CE Surprises of Holiday 2009

The Consumer Electronics Association (CEA) hosted a webcast this afternoon with a recap on Black Friday CE spending. There was too much juicy data to report in one post, so for now I thought I’d relate some of the surprises from the holiday weekend. As far as overall spending is concerned, the consensus seems to be that Black Friday shopping was up in 2008 over 2007. Check out recent reports from ShopperTrak and the National Retail Federation.

Smaller TVs
I was surprised to hear a rep at the Sony Style store say that smaller HDTVs in the 32″ range were flying off the shelves last Friday. But according to the CEA, the sweet spot for TVs right now is actually even smaller at 21″-23″. At the beginning of this year, TV sets over 40″ made up more than half of TV shipments. Now they represent only 36%. Again, the only thing I can assume here is that folks are buying for second and third rooms.

Cheaper Blu-ray Players
Just six weeks ago the experts at the CEA didn’t expect to see prices for Blu-ray players drop below $250. Black Friday weekend proved them wrong, with players dipping below the $200 mark. The price drop did wonders for volume sales. The category is now expected to slightly surpass the CEA’s forecast of 2.75 million unit shipments in 2008.

GPS is a Surprise Hit
A CEA survey in September found that GPS devices didn’t even make the top-ten list of planned CE gifts. However, by the time Black Friday rolled around, GPS units generated the highest interest from in-store CE shoppers, above MP3 players, TVs and digital cameras. The CEA says the GPS category is shaping up to be one of the hottest of Holiday 2009. That conclusion is somewhat undermined by the fact that a CEA survey shows only 9% of Black Friday shoppers who bought consumer electronics picked up GPS devices. However, given the aggressive pricing right now, we’ll probably see GPS sales continue to increase through the holiday season.

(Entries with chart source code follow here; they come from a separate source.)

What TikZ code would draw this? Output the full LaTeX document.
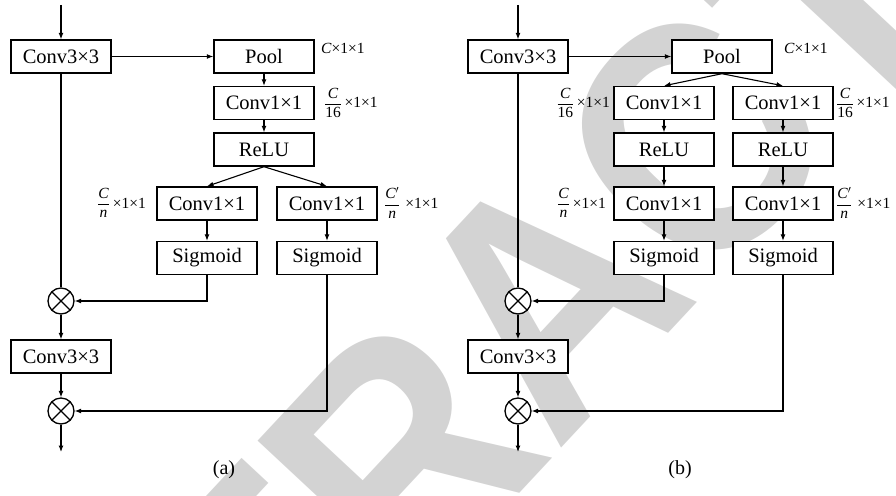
\documentclass[tikz,border=0pt]{standalone}
\usepackage{graphicx}
\usepackage{fontspec}
\setmainfont{Liberation Serif}
\newfontfamily\wmfont{Liberation Sans}
\usetikzlibrary{arrows.meta}
\definecolor{wmgray}{RGB}{211,211,211}
\newcommand{\dimfrac}[2]{$\displaystyle\frac{\mbox{\itshape #1}}{\mbox{#2}}$}
\tikzset{
  blk/.style={draw, fill=white, line width=1.4pt, minimum width=100pt,
    minimum height=33pt, inner sep=0pt, font=\fontsize{20.5}{24}\selectfont},
  mult/.style={draw, circle, fill=white, line width=1.3pt, minimum size=26pt,
    inner sep=0pt, path picture={
      \draw[line width=1.2pt] (path picture bounding box.south west) -- (path picture bounding box.north east)
        (path picture bounding box.north west) -- (path picture bounding box.south east);}},
  dimlbl/.style={inner sep=0pt, font=\fontsize{15.5}{17}\selectfont},
  subcap/.style={font=\fontsize{20}{24}\selectfont},
  arr/.style={line width=1.1pt, -{Latex[length=6.5pt,width=5pt]}},
  ln/.style={line width=1.1pt},
}
\begin{document}
\begin{tikzpicture}[x=1pt, y=-1pt]
\useasboundingbox (0,0) rectangle (896,495);
% watermark behind the diagram
\begin{scope}
  \clip (0,0) rectangle (896,495);
  \node[wmgray, rotate=47, inner sep=0pt, font=\wmfont\bfseries\fontsize{330}{340}\selectfont]
    (wm) at (547,298) {\scalebox{0.9}[1]{RETRACTED}};
\end{scope}

% ---------- (a) ----------
\coordinate (ina) at (61,5);
\node[blk] (c3a) at (61,56.5) {Conv3×3};
\node[blk] (poola) at (264,56.5) {Pool};
\node[blk] (c1a) at (264,103) {Conv1×1};
\node[blk] (relua) at (264,149.5) {ReLU};
\node[blk] (cla) at (207,203.5) {Conv1×1};
\node[blk] (cra) at (327,203.5) {Conv1×1};
\node[blk] (sla) at (207,258) {Sigmoid};
\node[blk] (sra) at (327,258) {Sigmoid};
\node[mult] (m1a) at (61,301) {};
\node[blk] (c3a2) at (61,356.5) {Conv3×3};
\node[mult] (m2a) at (61,411) {};
\coordinate (outa) at (61,452);
\node[subcap] (capa) at (224,470) {(a)};

\node[dimlbl, anchor=west] (la1) at (321,48) {\textit{C}×1×1};
\node[dimlbl, anchor=west] (la2) at (324,103) {\dimfrac{C}{16}\,×1×1};
\node[dimlbl, anchor=east] (la3) at (146,203) {\dimfrac{C}{\itshape n}\hspace{3pt}×1×1};
\node[dimlbl, anchor=west] (la4) at (384,203) {\dimfrac{C$'$}{\itshape n}\hspace{5pt}×1×1};

\draw[arr] (ina) -- (c3a);
\draw[arr] (c3a) -- (poola);
\draw[arr] (poola) -- (c1a);
\draw[arr] (c1a) -- (relua);
\draw[arr] (relua.south) -- (cla.north);
\draw[arr] (relua.south) -- (cra.north);
\draw[arr] (cla) -- (sla);
\draw[arr] (cra) -- (sra);
\draw[ln] (c3a) -- (m1a);
\draw[arr] (sla.south) |- (m1a.east);
\draw[arr] (m1a) -- (c3a2);
\draw[arr] (c3a2) -- (m2a);
\draw[arr] (sra.south) |- (m2a.east);
\draw[arr] (m2a) -- (outa);

% ---------- (b) ----------
\coordinate (inb) at (518,5);
\node[blk] (c3b) at (518,56.5) {Conv3×3};
\node[blk] (poolb) at (722,56.5) {Pool};
\node[blk] (lb1) at (664,103) {Conv1×1};
\node[blk] (rb1) at (783,103) {Conv1×1};
\node[blk] (lb2) at (664,149.5) {ReLU};
\node[blk] (rb2) at (783,149.5) {ReLU};
\node[blk] (lb3) at (664,203.5) {Conv1×1};
\node[blk] (rb3) at (783,203.5) {Conv1×1};
\node[blk] (lb4) at (664,258) {Sigmoid};
\node[blk] (rb4) at (783,258) {Sigmoid};
\node[mult] (m1b) at (518,301) {};
\node[blk] (c3b2) at (518,356.5) {Conv3×3};
\node[mult] (m2b) at (518,411) {};
\coordinate (outb) at (518,452);
\node[subcap] (capb) at (680,470) {(b)};

\node[dimlbl, anchor=west] (lb1l) at (784,48) {\textit{C}×1×1};
\node[dimlbl, anchor=east] (lb2l) at (610,103) {\dimfrac{C}{16}\,×1×1};
\node[dimlbl, anchor=west] (lb3l) at (836,103) {\dimfrac{C}{16}\,×1×1};
\node[dimlbl, anchor=east] (lb4l) at (606,203) {\dimfrac{C}{\itshape n}\hspace{3pt}×1×1};
\node[dimlbl, anchor=west] (lb5l) at (836,203) {\dimfrac{C$'$}{\itshape n}\hspace{5pt}×1×1};

\draw[arr] (inb) -- (c3b);
\draw[arr] (c3b) -- (poolb);
\draw[arr] (poolb.south) -- (lb1.north);
\draw[arr] (poolb.south) -- (rb1.north);
\draw[arr] (lb1) -- (lb2);
\draw[arr] (rb1) -- (rb2);
\draw[arr] (lb2) -- (lb3);
\draw[arr] (rb2) -- (rb3);
\draw[arr] (lb3) -- (lb4);
\draw[arr] (rb3) -- (rb4);
\draw[ln] (c3b) -- (m1b);
\draw[arr] (lb4.south) |- (m1b.east);
\draw[arr] (m1b) -- (c3b2);
\draw[arr] (c3b2) -- (m2b);
\draw[arr] (rb4.south) |- (m2b.east);
\draw[arr] (m2b) -- (outb);
\end{tikzpicture}
\end{document}
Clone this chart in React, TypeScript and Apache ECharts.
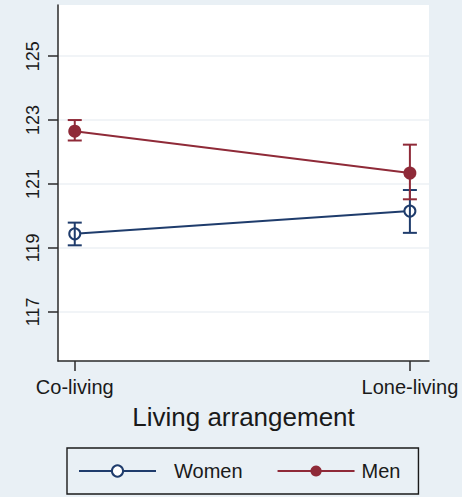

6 thoughts on “CE Surprises of Holiday 2009”

  1. For probably the third year in a row, people are still asking me GPS buying advice. Despite the analysts who say the PND market is in decline, I think the space is still healthy. FYI I’m recommending the TomTom 125 on the low-end ($100-$125) and a bit higher up the food chain I like the Garmin Nuvi 265WT for about $250-$300 with widescreen, spoken street names, and free traffic data if you can tolerate a few tiny banner ads and offers presented when the car isn’t in motion.

    Telenav ($10/mo) for phones is also a future-proofed solution if you have good speaker phone volume and a way to keep the cell from flying around the car. Though it’s not so easy to gift service these days. (They used to offer gift cards at Best Buy.)

  2. My extended family picked up a few of the less expensive Garmin Nuvi’s this past weekend for gifts. I still don’t own my own GPS and not sure I need one (why would I when I know my wife will ask for directions right?).

    My dad asked me about Blu-ray on Thanksgiving as well. I gave him a few tips and in the end he decided to wait even with the prices dropping – just wasn’t a priority at the moment when he already owns so many DVDs and considers the PQ excellent on those already ;)

    I’m really surprised about the smaller TVs though. Wonder if it’s people switching to HDTV, but going cheaper due to the credit crunch…

  3. I grabbed a BDP-S350 for $179 on Black Friday and I love it…now if only the movie prices would start to fall.

    Hmm, Dave…I noticed you didn’t reccomend a Dash Express GPS, even though they’re still on sale at Amazon………

  4. I wonder if part of the unexpected demand for smaller TVs is driven by people wanting to upgrade their secondary TVs before the digital transition hits. I realize that folks who have cable won’t be forced to upgrade, but maybe people are looking at the ads and saying “what the h***”.


  5. Random Rage, I didn’t realize the hardware was still available. I’d been informed sales would cease immediately following the new direction announcement (and layoffs).

    Regarding small TVs, it’s probably a variety of things… older customers, additional sets, folks not as attached to video entertainment, penny pinching given the economic conditions, etc. I imagine most TV junkies and sports fans already have a large primary set…

  6. I think part of the “smaller” Tv’s has been the price. I bought a 26″ for my bedroom the old TV was dying a slow death and it made sense. I would imagine a lot of people are looking at the smaller ones for bedrooms, workout rooms, kids rooms etc. As for BluRay I thought about it but just not sure if I justify that money just yet. I will keep waiting for the price to come down.